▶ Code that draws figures
========================

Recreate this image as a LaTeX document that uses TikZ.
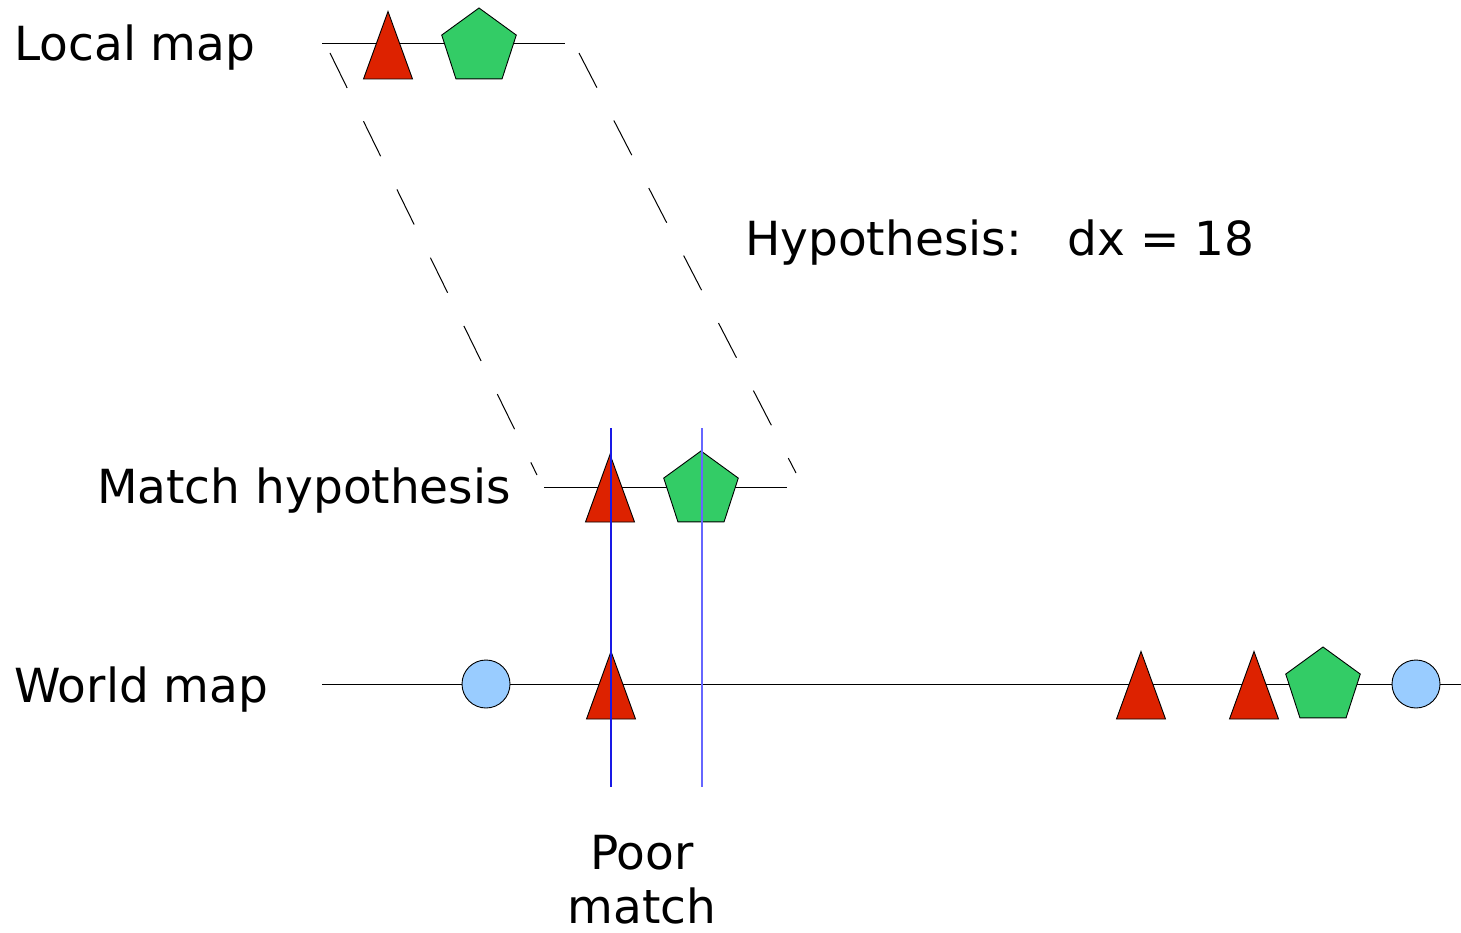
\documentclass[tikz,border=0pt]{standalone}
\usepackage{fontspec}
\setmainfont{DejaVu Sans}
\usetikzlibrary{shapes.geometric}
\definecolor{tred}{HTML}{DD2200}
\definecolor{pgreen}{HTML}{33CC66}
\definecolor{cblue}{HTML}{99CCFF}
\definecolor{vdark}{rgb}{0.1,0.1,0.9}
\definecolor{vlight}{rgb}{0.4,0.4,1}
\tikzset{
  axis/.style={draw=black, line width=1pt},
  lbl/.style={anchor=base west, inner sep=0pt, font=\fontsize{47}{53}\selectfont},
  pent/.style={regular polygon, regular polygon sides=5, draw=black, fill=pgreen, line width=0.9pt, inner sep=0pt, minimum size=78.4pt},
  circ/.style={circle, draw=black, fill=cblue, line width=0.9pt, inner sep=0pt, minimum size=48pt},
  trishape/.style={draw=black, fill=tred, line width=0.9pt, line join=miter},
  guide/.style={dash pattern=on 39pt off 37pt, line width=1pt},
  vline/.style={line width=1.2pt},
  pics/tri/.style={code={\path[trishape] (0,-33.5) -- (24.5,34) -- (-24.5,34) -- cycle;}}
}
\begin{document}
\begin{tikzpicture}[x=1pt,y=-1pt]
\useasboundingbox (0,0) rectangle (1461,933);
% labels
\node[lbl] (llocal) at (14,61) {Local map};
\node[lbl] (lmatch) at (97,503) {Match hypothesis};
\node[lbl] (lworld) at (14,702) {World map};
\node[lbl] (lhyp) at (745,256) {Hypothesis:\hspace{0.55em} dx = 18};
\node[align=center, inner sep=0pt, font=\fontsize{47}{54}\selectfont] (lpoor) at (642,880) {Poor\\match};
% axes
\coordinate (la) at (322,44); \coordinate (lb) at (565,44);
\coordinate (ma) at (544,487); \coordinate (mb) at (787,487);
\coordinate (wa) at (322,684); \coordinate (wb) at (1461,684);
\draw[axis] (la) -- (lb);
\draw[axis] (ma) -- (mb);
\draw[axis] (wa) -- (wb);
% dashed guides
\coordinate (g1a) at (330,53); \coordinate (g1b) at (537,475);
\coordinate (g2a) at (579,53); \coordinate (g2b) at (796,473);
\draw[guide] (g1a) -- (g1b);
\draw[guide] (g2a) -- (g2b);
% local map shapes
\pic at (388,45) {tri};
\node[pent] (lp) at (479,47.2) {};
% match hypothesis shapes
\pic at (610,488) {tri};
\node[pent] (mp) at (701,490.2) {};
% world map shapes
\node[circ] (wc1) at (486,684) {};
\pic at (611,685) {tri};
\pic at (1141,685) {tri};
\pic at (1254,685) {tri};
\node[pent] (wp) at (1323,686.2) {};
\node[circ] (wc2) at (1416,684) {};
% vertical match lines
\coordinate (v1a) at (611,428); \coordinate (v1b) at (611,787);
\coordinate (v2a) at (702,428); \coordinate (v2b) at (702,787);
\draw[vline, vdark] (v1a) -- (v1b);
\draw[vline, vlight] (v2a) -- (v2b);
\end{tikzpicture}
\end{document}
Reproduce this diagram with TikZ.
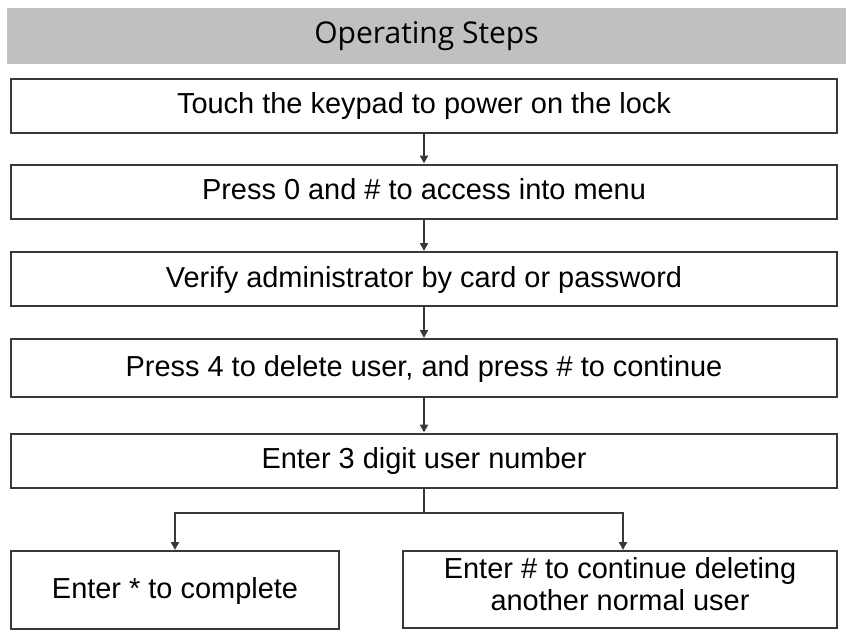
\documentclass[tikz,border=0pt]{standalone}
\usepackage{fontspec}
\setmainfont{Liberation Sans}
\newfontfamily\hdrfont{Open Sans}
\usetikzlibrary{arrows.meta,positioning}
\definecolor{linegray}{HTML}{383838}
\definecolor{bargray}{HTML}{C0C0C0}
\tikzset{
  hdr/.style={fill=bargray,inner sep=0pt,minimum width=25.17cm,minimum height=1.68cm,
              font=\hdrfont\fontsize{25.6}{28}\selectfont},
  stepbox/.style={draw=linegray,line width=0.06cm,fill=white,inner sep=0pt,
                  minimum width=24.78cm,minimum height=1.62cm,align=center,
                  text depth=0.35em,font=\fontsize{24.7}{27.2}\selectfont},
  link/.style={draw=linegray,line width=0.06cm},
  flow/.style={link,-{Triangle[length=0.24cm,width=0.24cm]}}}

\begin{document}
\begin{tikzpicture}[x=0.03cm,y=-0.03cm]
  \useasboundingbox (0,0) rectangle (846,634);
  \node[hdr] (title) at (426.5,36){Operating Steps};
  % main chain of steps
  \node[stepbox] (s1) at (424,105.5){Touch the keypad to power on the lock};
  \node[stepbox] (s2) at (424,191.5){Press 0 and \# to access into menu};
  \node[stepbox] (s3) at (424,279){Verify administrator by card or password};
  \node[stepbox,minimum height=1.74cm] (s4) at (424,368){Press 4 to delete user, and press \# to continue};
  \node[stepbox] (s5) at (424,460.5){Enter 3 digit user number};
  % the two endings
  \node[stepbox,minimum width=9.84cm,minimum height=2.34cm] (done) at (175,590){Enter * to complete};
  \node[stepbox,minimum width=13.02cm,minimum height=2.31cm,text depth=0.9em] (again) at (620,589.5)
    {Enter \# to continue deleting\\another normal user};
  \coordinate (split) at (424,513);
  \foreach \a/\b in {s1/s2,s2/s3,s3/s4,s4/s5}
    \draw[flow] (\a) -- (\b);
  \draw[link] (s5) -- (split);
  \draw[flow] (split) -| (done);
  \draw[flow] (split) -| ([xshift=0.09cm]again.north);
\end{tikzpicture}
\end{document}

========================

Above are the records; reproduce them exactly and leave out the pictures.

Recreate this image as a LaTeX document that uses TikZ.
\documentclass[tikz,border=0pt]{standalone}
\usepackage{fontspec}
\setmainfont{DejaVu Sans}
\usetikzlibrary{shapes.geometric}
\definecolor{tred}{HTML}{DD2200}
\definecolor{pgreen}{HTML}{33CC66}
\definecolor{cblue}{HTML}{99CCFF}
\definecolor{vdark}{rgb}{0.1,0.1,0.9}
\definecolor{vlight}{rgb}{0.4,0.4,1}
\tikzset{
  axis/.style={draw=black, line width=1pt},
  lbl/.style={anchor=base west, inner sep=0pt, font=\fontsize{47}{53}\selectfont},
  pent/.style={regular polygon, regular polygon sides=5, draw=black, fill=pgreen, line width=0.9pt, inner sep=0pt, minimum size=78.4pt},
  circ/.style={circle, draw=black, fill=cblue, line width=0.9pt, inner sep=0pt, minimum size=48pt},
  trishape/.style={draw=black, fill=tred, line width=0.9pt, line join=miter},
  guide/.style={dash pattern=on 39pt off 37pt, line width=1pt},
  vline/.style={line width=1.2pt},
  pics/tri/.style={code={\path[trishape] (0,-33.5) -- (24.5,34) -- (-24.5,34) -- cycle;}}
}
\begin{document}
\begin{tikzpicture}[x=1pt,y=-1pt]
\useasboundingbox (0,0) rectangle (1461,933);
% labels
\node[lbl] (llocal) at (14,61) {Local map};
\node[lbl] (lmatch) at (97,503) {Match hypothesis};
\node[lbl] (lworld) at (14,702) {World map};
\node[lbl] (lhyp) at (745,256) {Hypothesis:\hspace{0.55em} dx = 18};
\node[align=center, inner sep=0pt, font=\fontsize{47}{54}\selectfont] (lpoor) at (642,880) {Poor\\match};
% axes
\coordinate (la) at (322,44); \coordinate (lb) at (565,44);
\coordinate (ma) at (544,487); \coordinate (mb) at (787,487);
\coordinate (wa) at (322,684); \coordinate (wb) at (1461,684);
\draw[axis] (la) -- (lb);
\draw[axis] (ma) -- (mb);
\draw[axis] (wa) -- (wb);
% dashed guides
\coordinate (g1a) at (330,53); \coordinate (g1b) at (537,475);
\coordinate (g2a) at (579,53); \coordinate (g2b) at (796,473);
\draw[guide] (g1a) -- (g1b);
\draw[guide] (g2a) -- (g2b);
% local map shapes
\pic at (388,45) {tri};
\node[pent] (lp) at (479,47.2) {};
% match hypothesis shapes
\pic at (610,488) {tri};
\node[pent] (mp) at (701,490.2) {};
% world map shapes
\node[circ] (wc1) at (486,684) {};
\pic at (611,685) {tri};
\pic at (1141,685) {tri};
\pic at (1254,685) {tri};
\node[pent] (wp) at (1323,686.2) {};
\node[circ] (wc2) at (1416,684) {};
% vertical match lines
\coordinate (v1a) at (611,428); \coordinate (v1b) at (611,787);
\coordinate (v2a) at (702,428); \coordinate (v2b) at (702,787);
\draw[vline, vdark] (v1a) -- (v1b);
\draw[vline, vlight] (v2a) -- (v2b);
\end{tikzpicture}
\end{document}
Reproduce this diagram with TikZ.
\documentclass[tikz,border=0pt]{standalone}
\usepackage{fontspec}
\setmainfont{Liberation Sans}
\newfontfamily\hdrfont{Open Sans}
\usetikzlibrary{arrows.meta,positioning}
\definecolor{linegray}{HTML}{383838}
\definecolor{bargray}{HTML}{C0C0C0}
\tikzset{
  hdr/.style={fill=bargray,inner sep=0pt,minimum width=25.17cm,minimum height=1.68cm,
              font=\hdrfont\fontsize{25.6}{28}\selectfont},
  stepbox/.style={draw=linegray,line width=0.06cm,fill=white,inner sep=0pt,
                  minimum width=24.78cm,minimum height=1.62cm,align=center,
                  text depth=0.35em,font=\fontsize{24.7}{27.2}\selectfont},
  link/.style={draw=linegray,line width=0.06cm},
  flow/.style={link,-{Triangle[length=0.24cm,width=0.24cm]}}}

\begin{document}
\begin{tikzpicture}[x=0.03cm,y=-0.03cm]
  \useasboundingbox (0,0) rectangle (846,634);
  \node[hdr] (title) at (426.5,36){Operating Steps};
  % main chain of steps
  \node[stepbox] (s1) at (424,105.5){Touch the keypad to power on the lock};
  \node[stepbox] (s2) at (424,191.5){Press 0 and \# to access into menu};
  \node[stepbox] (s3) at (424,279){Verify administrator by card or password};
  \node[stepbox,minimum height=1.74cm] (s4) at (424,368){Press 4 to delete user, and press \# to continue};
  \node[stepbox] (s5) at (424,460.5){Enter 3 digit user number};
  % the two endings
  \node[stepbox,minimum width=9.84cm,minimum height=2.34cm] (done) at (175,590){Enter * to complete};
  \node[stepbox,minimum width=13.02cm,minimum height=2.31cm,text depth=0.9em] (again) at (620,589.5)
    {Enter \# to continue deleting\\another normal user};
  \coordinate (split) at (424,513);
  \foreach \a/\b in {s1/s2,s2/s3,s3/s4,s4/s5}
    \draw[flow] (\a) -- (\b);
  \draw[link] (s5) -- (split);
  \draw[flow] (split) -| (done);
  \draw[flow] (split) -| ([xshift=0.09cm]again.north);
\end{tikzpicture}
\end{document}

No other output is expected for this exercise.